| TASK TO COMPLETE |
Select the lines that hold the word "this" and copy each one.

| STORED ROWS |
....
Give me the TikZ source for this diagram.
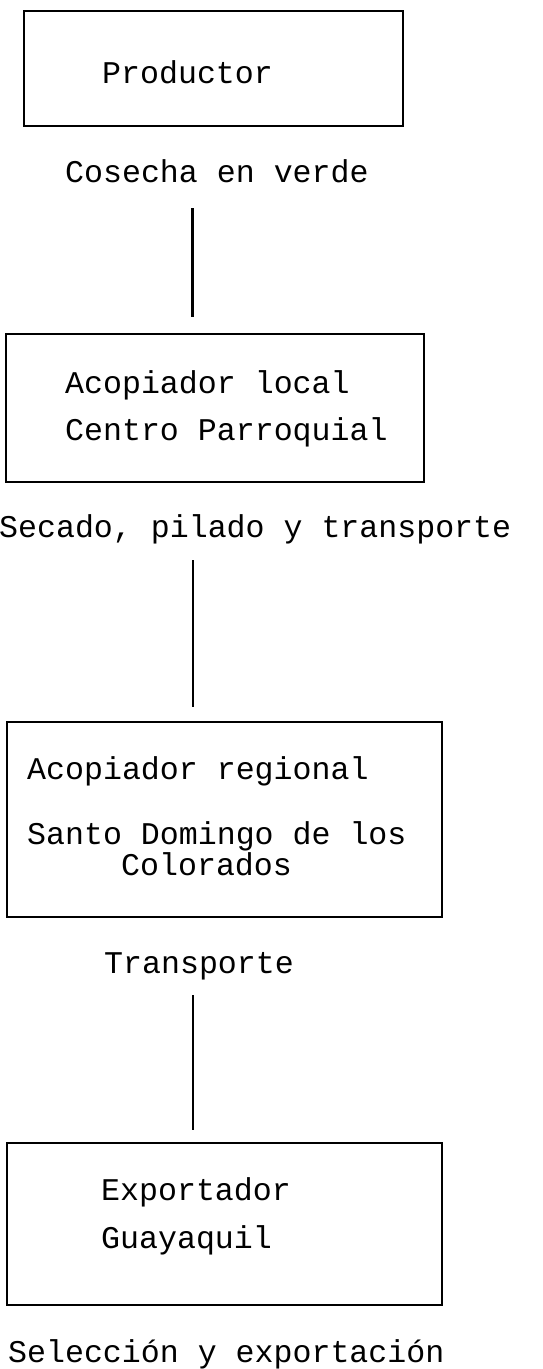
\documentclass[tikz,border=0pt]{standalone}
\usepackage{fontspec}
\setmonofont{Liberation Mono}
\begin{document}
\begin{tikzpicture}[x=1pt,y=-1pt,
  box/.style={draw=black, line width=2.4pt, rectangle, inner sep=0pt},
  lbl/.style={anchor=base west, inner sep=0pt, font=\fontsize{31.6}{36}\selectfont\ttfamily},
  conn/.style={draw=black, line width=2.2pt}]
\useasboundingbox (0,0) rectangle (542,1369);
% boxes
\node[box, minimum width=379pt, minimum height=115pt] (b1) at (213.5,68.5) {};
\node[box, minimum width=418pt, minimum height=148pt] (b2) at (215,408) {};
\node[box, minimum width=435pt, minimum height=195pt] (b3) at (224.5,819.5) {};
\node[box, minimum width=435pt, minimum height=162pt] (b4) at (224.5,1224) {};
% texts
\node[lbl] (t1) at (102,83) {Productor};
\node[lbl] (l1) at (65,182) {Cosecha en verde};
\node[lbl] (t2a) at (65,393) {Acopiador local};
\node[lbl] (t2b) at (65,440) {Centro Parroquial};
\node[lbl] (l2) at (-1,537) {Secado, pilado y transporte};
\node[lbl] (t3a) at (27,779) {Acopiador regional};
\node[lbl] (t3b) at (27,844) {Santo Domingo de los};
\node[lbl] (t3c) at (121,875) {Colorados};
\node[lbl] (l3) at (104,973) {Transporte};
\node[lbl] (t4a) at (101,1200) {Exportador};
\node[lbl] (t4b) at (101,1248) {Guayaquil};
\node[lbl] (l4) at (8,1362) {Selección y exportación};
% connectors
\coordinate (c1a) at (192.5,208);
\coordinate (c1b) at (192.5,317);
\coordinate (c2a) at (193,560);
\coordinate (c2b) at (193,707);
\coordinate (c3a) at (193,995);
\coordinate (c3b) at (193,1130);
\draw[conn] (c1a) -- (c1b);
\draw[conn] (c2a) -- (c2b);
\draw[conn] (c3a) -- (c3b);
\end{tikzpicture}
\end{document}
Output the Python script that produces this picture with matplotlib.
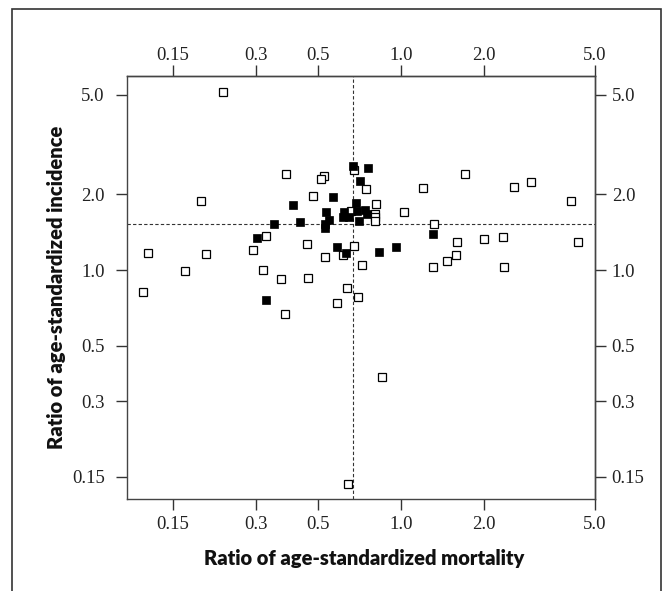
....
| ANSWER TO THE PROBLEM |
Give me the TikZ source for this diagram.
Output the Python script that produces this picture with matplotlib.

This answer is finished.